§ Dataset excerpt:
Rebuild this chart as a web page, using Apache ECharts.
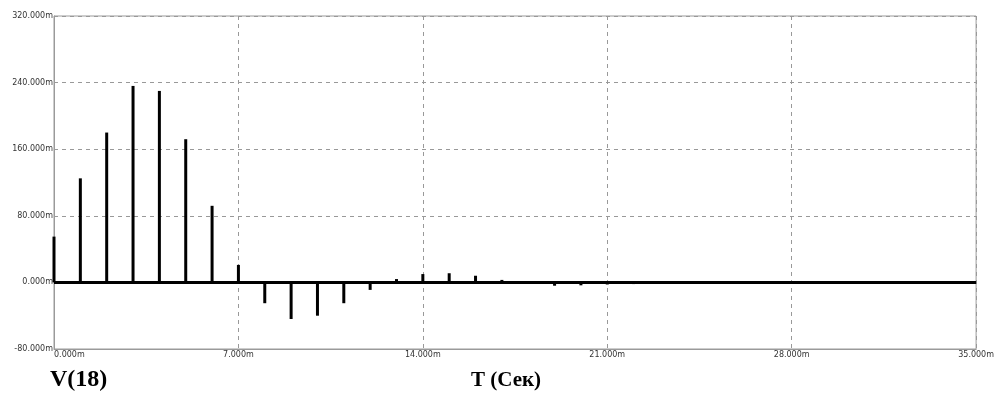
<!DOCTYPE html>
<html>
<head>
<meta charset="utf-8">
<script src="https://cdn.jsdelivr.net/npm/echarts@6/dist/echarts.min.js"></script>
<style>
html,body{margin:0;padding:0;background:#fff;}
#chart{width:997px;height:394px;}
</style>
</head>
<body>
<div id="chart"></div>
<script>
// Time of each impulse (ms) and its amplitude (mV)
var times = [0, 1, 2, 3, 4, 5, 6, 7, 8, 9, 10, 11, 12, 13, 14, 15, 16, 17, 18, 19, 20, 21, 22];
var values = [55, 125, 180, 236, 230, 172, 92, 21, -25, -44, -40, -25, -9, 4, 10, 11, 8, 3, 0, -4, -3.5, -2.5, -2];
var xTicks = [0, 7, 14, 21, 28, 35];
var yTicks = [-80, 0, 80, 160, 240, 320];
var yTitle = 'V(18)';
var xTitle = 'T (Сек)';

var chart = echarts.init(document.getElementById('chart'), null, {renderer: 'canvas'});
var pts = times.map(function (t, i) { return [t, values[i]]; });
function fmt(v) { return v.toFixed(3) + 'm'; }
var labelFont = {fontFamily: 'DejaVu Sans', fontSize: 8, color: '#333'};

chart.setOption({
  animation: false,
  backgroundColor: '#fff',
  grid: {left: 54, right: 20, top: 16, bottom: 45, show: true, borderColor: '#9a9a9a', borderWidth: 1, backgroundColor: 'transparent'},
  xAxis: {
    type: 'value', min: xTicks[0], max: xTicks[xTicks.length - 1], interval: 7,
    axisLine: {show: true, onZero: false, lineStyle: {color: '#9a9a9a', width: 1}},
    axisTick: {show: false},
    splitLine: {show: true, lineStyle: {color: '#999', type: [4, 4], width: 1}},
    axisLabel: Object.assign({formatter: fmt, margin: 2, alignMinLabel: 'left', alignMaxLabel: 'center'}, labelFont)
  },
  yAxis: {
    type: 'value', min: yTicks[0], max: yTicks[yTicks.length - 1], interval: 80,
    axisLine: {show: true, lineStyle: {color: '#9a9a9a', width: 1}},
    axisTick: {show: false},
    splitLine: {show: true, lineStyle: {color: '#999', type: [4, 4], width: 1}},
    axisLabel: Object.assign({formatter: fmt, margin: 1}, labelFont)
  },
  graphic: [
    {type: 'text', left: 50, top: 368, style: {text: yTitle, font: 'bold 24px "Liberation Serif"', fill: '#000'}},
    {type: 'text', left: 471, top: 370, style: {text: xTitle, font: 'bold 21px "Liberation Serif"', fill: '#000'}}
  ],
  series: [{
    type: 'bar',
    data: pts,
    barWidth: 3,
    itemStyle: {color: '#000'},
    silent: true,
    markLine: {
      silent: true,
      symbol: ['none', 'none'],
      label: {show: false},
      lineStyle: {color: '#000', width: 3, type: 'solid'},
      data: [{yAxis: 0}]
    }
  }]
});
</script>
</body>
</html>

§ Task details: Word for word, quote the full listing, omitting every picture.

§ Task response:
Rebuild this chart as a web page, using Apache ECharts.
<!DOCTYPE html>
<html>
<head>
<meta charset="utf-8">
<script src="https://cdn.jsdelivr.net/npm/echarts@6/dist/echarts.min.js"></script>
<style>
html,body{margin:0;padding:0;background:#fff;}
#chart{width:997px;height:394px;}
</style>
</head>
<body>
<div id="chart"></div>
<script>
// Time of each impulse (ms) and its amplitude (mV)
var times = [0, 1, 2, 3, 4, 5, 6, 7, 8, 9, 10, 11, 12, 13, 14, 15, 16, 17, 18, 19, 20, 21, 22];
var values = [55, 125, 180, 236, 230, 172, 92, 21, -25, -44, -40, -25, -9, 4, 10, 11, 8, 3, 0, -4, -3.5, -2.5, -2];
var xTicks = [0, 7, 14, 21, 28, 35];
var yTicks = [-80, 0, 80, 160, 240, 320];
var yTitle = 'V(18)';
var xTitle = 'T (Сек)';

var chart = echarts.init(document.getElementById('chart'), null, {renderer: 'canvas'});
var pts = times.map(function (t, i) { return [t, values[i]]; });
function fmt(v) { return v.toFixed(3) + 'm'; }
var labelFont = {fontFamily: 'DejaVu Sans', fontSize: 8, color: '#333'};

chart.setOption({
  animation: false,
  backgroundColor: '#fff',
  grid: {left: 54, right: 20, top: 16, bottom: 45, show: true, borderColor: '#9a9a9a', borderWidth: 1, backgroundColor: 'transparent'},
  xAxis: {
    type: 'value', min: xTicks[0], max: xTicks[xTicks.length - 1], interval: 7,
    axisLine: {show: true, onZero: false, lineStyle: {color: '#9a9a9a', width: 1}},
    axisTick: {show: false},
    splitLine: {show: true, lineStyle: {color: '#999', type: [4, 4], width: 1}},
    axisLabel: Object.assign({formatter: fmt, margin: 2, alignMinLabel: 'left', alignMaxLabel: 'center'}, labelFont)
  },
  yAxis: {
    type: 'value', min: yTicks[0], max: yTicks[yTicks.length - 1], interval: 80,
    axisLine: {show: true, lineStyle: {color: '#9a9a9a', width: 1}},
    axisTick: {show: false},
    splitLine: {show: true, lineStyle: {color: '#999', type: [4, 4], width: 1}},
    axisLabel: Object.assign({formatter: fmt, margin: 1}, labelFont)
  },
  graphic: [
    {type: 'text', left: 50, top: 368, style: {text: yTitle, font: 'bold 24px "Liberation Serif"', fill: '#000'}},
    {type: 'text', left: 471, top: 370, style: {text: xTitle, font: 'bold 21px "Liberation Serif"', fill: '#000'}}
  ],
  series: [{
    type: 'bar',
    data: pts,
    barWidth: 3,
    itemStyle: {color: '#000'},
    silent: true,
    markLine: {
      silent: true,
      symbol: ['none', 'none'],
      label: {show: false},
      lineStyle: {color: '#000', width: 3, type: 'solid'},
      data: [{yAxis: 0}]
    }
  }]
});
</script>
</body>
</html>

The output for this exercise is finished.